▸ Given exercise:
Transcribe all of the data exactly. Omit the pictures.

▸ Stored data:
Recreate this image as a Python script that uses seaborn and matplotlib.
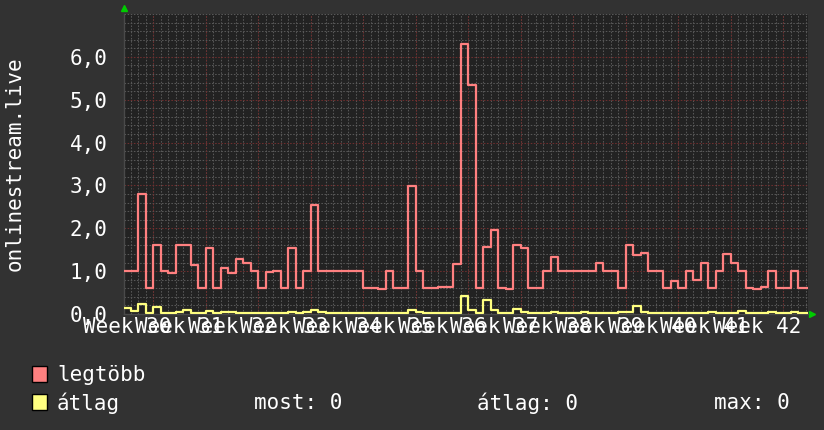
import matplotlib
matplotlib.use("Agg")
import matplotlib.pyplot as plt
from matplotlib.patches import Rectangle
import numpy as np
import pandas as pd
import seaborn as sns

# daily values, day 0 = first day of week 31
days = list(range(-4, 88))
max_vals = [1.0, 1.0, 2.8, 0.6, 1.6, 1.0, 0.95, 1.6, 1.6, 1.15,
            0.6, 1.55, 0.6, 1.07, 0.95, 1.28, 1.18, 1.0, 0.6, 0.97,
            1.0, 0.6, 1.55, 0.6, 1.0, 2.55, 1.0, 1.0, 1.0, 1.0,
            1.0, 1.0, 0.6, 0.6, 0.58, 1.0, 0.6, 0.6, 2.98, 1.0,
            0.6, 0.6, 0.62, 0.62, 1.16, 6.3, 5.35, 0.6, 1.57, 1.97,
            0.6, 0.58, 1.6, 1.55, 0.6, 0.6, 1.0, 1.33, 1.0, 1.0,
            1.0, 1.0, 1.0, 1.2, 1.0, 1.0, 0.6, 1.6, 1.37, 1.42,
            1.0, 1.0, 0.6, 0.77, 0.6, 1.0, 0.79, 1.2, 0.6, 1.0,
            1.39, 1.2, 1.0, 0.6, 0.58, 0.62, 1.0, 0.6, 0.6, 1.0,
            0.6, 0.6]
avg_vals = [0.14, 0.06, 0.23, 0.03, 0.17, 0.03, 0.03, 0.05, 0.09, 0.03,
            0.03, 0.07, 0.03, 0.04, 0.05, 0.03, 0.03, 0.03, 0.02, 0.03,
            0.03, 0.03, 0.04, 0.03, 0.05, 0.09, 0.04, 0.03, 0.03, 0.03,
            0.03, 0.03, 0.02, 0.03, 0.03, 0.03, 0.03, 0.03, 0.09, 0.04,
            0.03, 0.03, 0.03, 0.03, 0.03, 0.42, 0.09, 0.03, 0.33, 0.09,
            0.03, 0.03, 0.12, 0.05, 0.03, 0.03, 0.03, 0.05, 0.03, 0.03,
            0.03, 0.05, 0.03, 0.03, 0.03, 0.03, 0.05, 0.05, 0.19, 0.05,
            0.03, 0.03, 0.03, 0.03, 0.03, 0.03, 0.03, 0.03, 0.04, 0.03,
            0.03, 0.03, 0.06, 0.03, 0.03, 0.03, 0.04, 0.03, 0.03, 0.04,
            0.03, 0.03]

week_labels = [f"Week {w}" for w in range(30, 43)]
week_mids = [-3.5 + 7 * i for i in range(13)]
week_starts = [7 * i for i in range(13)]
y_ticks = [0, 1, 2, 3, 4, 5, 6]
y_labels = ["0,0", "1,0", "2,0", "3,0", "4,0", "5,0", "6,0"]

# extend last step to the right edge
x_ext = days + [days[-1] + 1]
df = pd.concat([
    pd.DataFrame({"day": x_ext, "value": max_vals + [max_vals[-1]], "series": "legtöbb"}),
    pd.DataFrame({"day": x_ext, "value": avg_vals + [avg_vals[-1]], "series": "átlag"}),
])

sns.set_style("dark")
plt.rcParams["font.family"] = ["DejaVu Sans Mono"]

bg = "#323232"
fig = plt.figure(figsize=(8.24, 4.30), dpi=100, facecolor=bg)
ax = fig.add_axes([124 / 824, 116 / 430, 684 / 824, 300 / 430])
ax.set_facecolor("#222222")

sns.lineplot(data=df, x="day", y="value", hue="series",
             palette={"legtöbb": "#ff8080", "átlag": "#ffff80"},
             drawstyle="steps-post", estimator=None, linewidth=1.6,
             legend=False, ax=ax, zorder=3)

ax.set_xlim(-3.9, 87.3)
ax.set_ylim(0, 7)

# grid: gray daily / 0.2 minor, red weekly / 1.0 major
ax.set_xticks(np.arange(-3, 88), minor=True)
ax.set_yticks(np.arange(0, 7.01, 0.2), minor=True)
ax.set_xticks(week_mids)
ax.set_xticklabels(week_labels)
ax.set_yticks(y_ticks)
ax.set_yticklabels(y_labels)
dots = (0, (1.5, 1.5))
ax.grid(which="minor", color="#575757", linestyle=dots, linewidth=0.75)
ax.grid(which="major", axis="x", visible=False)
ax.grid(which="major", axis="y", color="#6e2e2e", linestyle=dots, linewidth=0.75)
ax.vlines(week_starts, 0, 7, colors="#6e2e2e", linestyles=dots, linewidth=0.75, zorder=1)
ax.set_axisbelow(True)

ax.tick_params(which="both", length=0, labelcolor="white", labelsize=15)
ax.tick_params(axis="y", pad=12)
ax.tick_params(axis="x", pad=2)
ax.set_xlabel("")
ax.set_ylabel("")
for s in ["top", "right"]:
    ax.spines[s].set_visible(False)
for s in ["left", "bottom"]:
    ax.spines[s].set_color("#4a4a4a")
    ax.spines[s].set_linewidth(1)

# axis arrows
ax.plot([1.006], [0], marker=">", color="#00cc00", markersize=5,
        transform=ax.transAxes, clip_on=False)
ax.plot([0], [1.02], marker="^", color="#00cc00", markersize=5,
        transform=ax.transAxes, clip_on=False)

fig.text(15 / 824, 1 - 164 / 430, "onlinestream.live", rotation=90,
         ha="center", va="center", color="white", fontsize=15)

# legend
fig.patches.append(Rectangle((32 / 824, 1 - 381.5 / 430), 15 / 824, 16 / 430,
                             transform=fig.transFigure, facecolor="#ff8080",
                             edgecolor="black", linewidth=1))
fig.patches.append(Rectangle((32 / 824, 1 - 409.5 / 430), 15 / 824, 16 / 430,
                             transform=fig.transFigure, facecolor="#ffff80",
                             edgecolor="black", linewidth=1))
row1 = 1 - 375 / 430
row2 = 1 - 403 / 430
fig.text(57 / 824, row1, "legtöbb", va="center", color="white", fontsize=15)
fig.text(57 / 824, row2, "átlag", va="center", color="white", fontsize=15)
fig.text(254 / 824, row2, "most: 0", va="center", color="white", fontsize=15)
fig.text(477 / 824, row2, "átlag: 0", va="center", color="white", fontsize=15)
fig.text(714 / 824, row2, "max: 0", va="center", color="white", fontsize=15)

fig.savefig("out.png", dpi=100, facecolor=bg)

▸ Full answer:
Recreate this image as a Python script that uses seaborn and matplotlib.
import matplotlib
matplotlib.use("Agg")
import matplotlib.pyplot as plt
from matplotlib.patches import Rectangle
import numpy as np
import pandas as pd
import seaborn as sns

# daily values, day 0 = first day of week 31
days = list(range(-4, 88))
max_vals = [1.0, 1.0, 2.8, 0.6, 1.6, 1.0, 0.95, 1.6, 1.6, 1.15,
            0.6, 1.55, 0.6, 1.07, 0.95, 1.28, 1.18, 1.0, 0.6, 0.97,
            1.0, 0.6, 1.55, 0.6, 1.0, 2.55, 1.0, 1.0, 1.0, 1.0,
            1.0, 1.0, 0.6, 0.6, 0.58, 1.0, 0.6, 0.6, 2.98, 1.0,
            0.6, 0.6, 0.62, 0.62, 1.16, 6.3, 5.35, 0.6, 1.57, 1.97,
            0.6, 0.58, 1.6, 1.55, 0.6, 0.6, 1.0, 1.33, 1.0, 1.0,
            1.0, 1.0, 1.0, 1.2, 1.0, 1.0, 0.6, 1.6, 1.37, 1.42,
            1.0, 1.0, 0.6, 0.77, 0.6, 1.0, 0.79, 1.2, 0.6, 1.0,
            1.39, 1.2, 1.0, 0.6, 0.58, 0.62, 1.0, 0.6, 0.6, 1.0,
            0.6, 0.6]
avg_vals = [0.14, 0.06, 0.23, 0.03, 0.17, 0.03, 0.03, 0.05, 0.09, 0.03,
            0.03, 0.07, 0.03, 0.04, 0.05, 0.03, 0.03, 0.03, 0.02, 0.03,
            0.03, 0.03, 0.04, 0.03, 0.05, 0.09, 0.04, 0.03, 0.03, 0.03,
            0.03, 0.03, 0.02, 0.03, 0.03, 0.03, 0.03, 0.03, 0.09, 0.04,
            0.03, 0.03, 0.03, 0.03, 0.03, 0.42, 0.09, 0.03, 0.33, 0.09,
            0.03, 0.03, 0.12, 0.05, 0.03, 0.03, 0.03, 0.05, 0.03, 0.03,
            0.03, 0.05, 0.03, 0.03, 0.03, 0.03, 0.05, 0.05, 0.19, 0.05,
            0.03, 0.03, 0.03, 0.03, 0.03, 0.03, 0.03, 0.03, 0.04, 0.03,
            0.03, 0.03, 0.06, 0.03, 0.03, 0.03, 0.04, 0.03, 0.03, 0.04,
            0.03, 0.03]

week_labels = [f"Week {w}" for w in range(30, 43)]
week_mids = [-3.5 + 7 * i for i in range(13)]
week_starts = [7 * i for i in range(13)]
y_ticks = [0, 1, 2, 3, 4, 5, 6]
y_labels = ["0,0", "1,0", "2,0", "3,0", "4,0", "5,0", "6,0"]

# extend last step to the right edge
x_ext = days + [days[-1] + 1]
df = pd.concat([
    pd.DataFrame({"day": x_ext, "value": max_vals + [max_vals[-1]], "series": "legtöbb"}),
    pd.DataFrame({"day": x_ext, "value": avg_vals + [avg_vals[-1]], "series": "átlag"}),
])

sns.set_style("dark")
plt.rcParams["font.family"] = ["DejaVu Sans Mono"]

bg = "#323232"
fig = plt.figure(figsize=(8.24, 4.30), dpi=100, facecolor=bg)
ax = fig.add_axes([124 / 824, 116 / 430, 684 / 824, 300 / 430])
ax.set_facecolor("#222222")

sns.lineplot(data=df, x="day", y="value", hue="series",
             palette={"legtöbb": "#ff8080", "átlag": "#ffff80"},
             drawstyle="steps-post", estimator=None, linewidth=1.6,
             legend=False, ax=ax, zorder=3)

ax.set_xlim(-3.9, 87.3)
ax.set_ylim(0, 7)

# grid: gray daily / 0.2 minor, red weekly / 1.0 major
ax.set_xticks(np.arange(-3, 88), minor=True)
ax.set_yticks(np.arange(0, 7.01, 0.2), minor=True)
ax.set_xticks(week_mids)
ax.set_xticklabels(week_labels)
ax.set_yticks(y_ticks)
ax.set_yticklabels(y_labels)
dots = (0, (1.5, 1.5))
ax.grid(which="minor", color="#575757", linestyle=dots, linewidth=0.75)
ax.grid(which="major", axis="x", visible=False)
ax.grid(which="major", axis="y", color="#6e2e2e", linestyle=dots, linewidth=0.75)
ax.vlines(week_starts, 0, 7, colors="#6e2e2e", linestyles=dots, linewidth=0.75, zorder=1)
ax.set_axisbelow(True)

ax.tick_params(which="both", length=0, labelcolor="white", labelsize=15)
ax.tick_params(axis="y", pad=12)
ax.tick_params(axis="x", pad=2)
ax.set_xlabel("")
ax.set_ylabel("")
for s in ["top", "right"]:
    ax.spines[s].set_visible(False)
for s in ["left", "bottom"]:
    ax.spines[s].set_color("#4a4a4a")
    ax.spines[s].set_linewidth(1)

# axis arrows
ax.plot([1.006], [0], marker=">", color="#00cc00", markersize=5,
        transform=ax.transAxes, clip_on=False)
ax.plot([0], [1.02], marker="^", color="#00cc00", markersize=5,
        transform=ax.transAxes, clip_on=False)

fig.text(15 / 824, 1 - 164 / 430, "onlinestream.live", rotation=90,
         ha="center", va="center", color="white", fontsize=15)

# legend
fig.patches.append(Rectangle((32 / 824, 1 - 381.5 / 430), 15 / 824, 16 / 430,
                             transform=fig.transFigure, facecolor="#ff8080",
                             edgecolor="black", linewidth=1))
fig.patches.append(Rectangle((32 / 824, 1 - 409.5 / 430), 15 / 824, 16 / 430,
                             transform=fig.transFigure, facecolor="#ffff80",
                             edgecolor="black", linewidth=1))
row1 = 1 - 375 / 430
row2 = 1 - 403 / 430
fig.text(57 / 824, row1, "legtöbb", va="center", color="white", fontsize=15)
fig.text(57 / 824, row2, "átlag", va="center", color="white", fontsize=15)
fig.text(254 / 824, row2, "most: 0", va="center", color="white", fontsize=15)
fig.text(477 / 824, row2, "átlag: 0", va="center", color="white", fontsize=15)
fig.text(714 / 824, row2, "max: 0", va="center", color="white", fontsize=15)

fig.savefig("out.png", dpi=100, facecolor=bg)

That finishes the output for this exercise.